WHAT IS ASKED >>
Write out the opening lines of the data word for word, up to and including the line with "series_names[3], fontsize=ls, va='center', ha='left')", and leave every picture and every later line out.

SOURCE DATA >>
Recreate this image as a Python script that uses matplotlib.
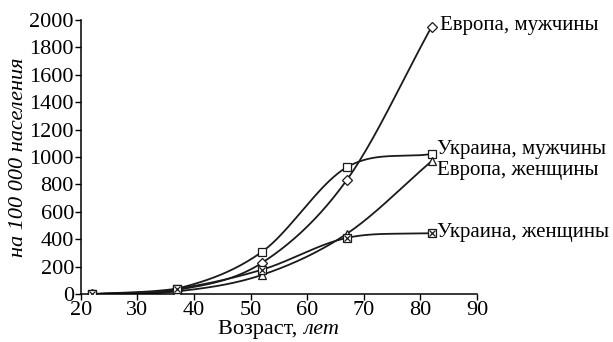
import matplotlib
matplotlib.use('Agg')
import matplotlib.pyplot as plt
import numpy as np

plt.rcParams['font.family'] = ['Liberation Serif', 'DejaVu Serif']

age = [22, 37, 52, 67, 82]
europe_men = [0, 30, 228, 832, 1950]
ukraine_men = [0, 40, 308, 925, 1022]
europe_women = [0, 20, 140, 440, 970]
ukraine_women = [0, 40, 178, 410, 445]

series_names = ['Европа, мужчины', 'Украина, мужчины', 'Европа, женщины', 'Украина, женщины']


def smooth(x, y, n=40):  # Catmull-Rom curve through points, like Excel smoothed lines
    x = np.asarray(x, float)
    y = np.asarray(y, float)
    px = np.concatenate([[2 * x[0] - x[1]], x, [2 * x[-1] - x[-2]]])
    py = np.concatenate([[2 * y[0] - y[1]], y, [2 * y[-1] - y[-2]]])
    xs, ys = [], []
    t = np.linspace(0, 1, n)
    for i in range(1, len(px) - 2):
        for p, out in ((px, xs), (py, ys)):
            p0, p1, p2, p3 = p[i - 1], p[i], p[i + 1], p[i + 2]
            out.extend(0.5 * (2 * p1 + (-p0 + p2) * t + (2 * p0 - 5 * p1 + 4 * p2 - p3) * t ** 2
                              + (-p0 + 3 * p1 - 3 * p2 + p3) * t ** 3))
    return xs, ys


fig = plt.figure(figsize=(6.13, 3.42), dpi=100)
ax = fig.add_axes([0.132, 0.14, 0.646, 0.802])

ms = 6
for y, mk in [(europe_men, 'D'), (ukraine_men, 's'), (europe_women, '^'), (ukraine_women, 's')]:
    sx, sy = smooth(age, y)
    ax.plot(sx, sy, color='#1a1a1a', lw=1.3, zorder=2)
    size = ms - 1 if mk == 'D' else ms
    ax.plot(age, y, ls='none', marker=mk, ms=size, mfc='white', mec='#1a1a1a', mew=0.9, zorder=3)
ax.plot(age, ukraine_women, ls='none', marker='x', ms=4, mec='#1a1a1a', mew=0.9, zorder=4)

fs = 16
ls = 15
ax.text(83.4, 1960, series_names[0], fontsize=ls, va='center', ha='left')
ax.text(83.0, 1055, series_names[1], fontsize=ls, va='center', ha='left')
ax.text(83.0, 905, series_names[2], fontsize=ls, va='center', ha='left')
ax.text(83.0, 448, series_names[3], fontsize=ls, va='center', ha='left')

ax.set_xlim(20, 90)
ax.set_ylim(0, 2000)
ax.set_xticks(range(20, 91, 10))
ax.set_yticks(range(0, 2001, 200))
ax.tick_params(labelsize=fs, length=4, width=1, pad=1)
for s in ['top', 'right']:
    ax.spines[s].set_visible(False)
for s in ['left', 'bottom']:
    ax.spines[s].set_linewidth(1.1)
ax.set_ylabel('на 100 000 населения', fontsize=fs, style='italic', labelpad=1)
fig.text(0.494, 0.008, 'Возраст, ', fontsize=fs, ha='right', va='bottom')
fig.text(0.494, 0.008, 'лет', fontsize=fs, ha='left', va='bottom', style='italic')

plt.savefig('out.png', dpi=100)
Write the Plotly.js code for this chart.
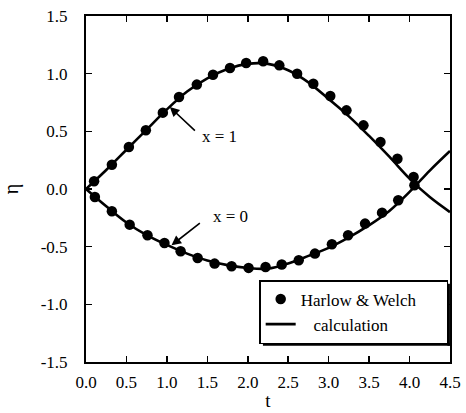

THE RESPONSE >>
Recreate this image as a Python script that uses matplotlib.
import matplotlib
matplotlib.use('Agg')
import matplotlib.pyplot as plt
import numpy as np

plt.rcParams['font.family'] = ['Liberation Serif', 'DejaVu Serif']

age = [22, 37, 52, 67, 82]
europe_men = [0, 30, 228, 832, 1950]
ukraine_men = [0, 40, 308, 925, 1022]
europe_women = [0, 20, 140, 440, 970]
ukraine_women = [0, 40, 178, 410, 445]

series_names = ['Европа, мужчины', 'Украина, мужчины', 'Европа, женщины', 'Украина, женщины']


def smooth(x, y, n=40):  # Catmull-Rom curve through points, like Excel smoothed lines
    x = np.asarray(x, float)
    y = np.asarray(y, float)
    px = np.concatenate([[2 * x[0] - x[1]], x, [2 * x[-1] - x[-2]]])
    py = np.concatenate([[2 * y[0] - y[1]], y, [2 * y[-1] - y[-2]]])
    xs, ys = [], []
    t = np.linspace(0, 1, n)
    for i in range(1, len(px) - 2):
        for p, out in ((px, xs), (py, ys)):
            p0, p1, p2, p3 = p[i - 1], p[i], p[i + 1], p[i + 2]
            out.extend(0.5 * (2 * p1 + (-p0 + p2) * t + (2 * p0 - 5 * p1 + 4 * p2 - p3) * t ** 2
                              + (-p0 + 3 * p1 - 3 * p2 + p3) * t ** 3))
    return xs, ys


fig = plt.figure(figsize=(6.13, 3.42), dpi=100)
ax = fig.add_axes([0.132, 0.14, 0.646, 0.802])

ms = 6
for y, mk in [(europe_men, 'D'), (ukraine_men, 's'), (europe_women, '^'), (ukraine_women, 's')]:
    sx, sy = smooth(age, y)
    ax.plot(sx, sy, color='#1a1a1a', lw=1.3, zorder=2)
    size = ms - 1 if mk == 'D' else ms
    ax.plot(age, y, ls='none', marker=mk, ms=size, mfc='white', mec='#1a1a1a', mew=0.9, zorder=3)
ax.plot(age, ukraine_women, ls='none', marker='x', ms=4, mec='#1a1a1a', mew=0.9, zorder=4)

fs = 16
ls = 15
ax.text(83.4, 1960, series_names[0], fontsize=ls, va='center', ha='left')
ax.text(83.0, 1055, series_names[1], fontsize=ls, va='center', ha='left')
ax.text(83.0, 905, series_names[2], fontsize=ls, va='center', ha='left')
ax.text(83.0, 448, series_names[3], fontsize=ls, va='center', ha='left')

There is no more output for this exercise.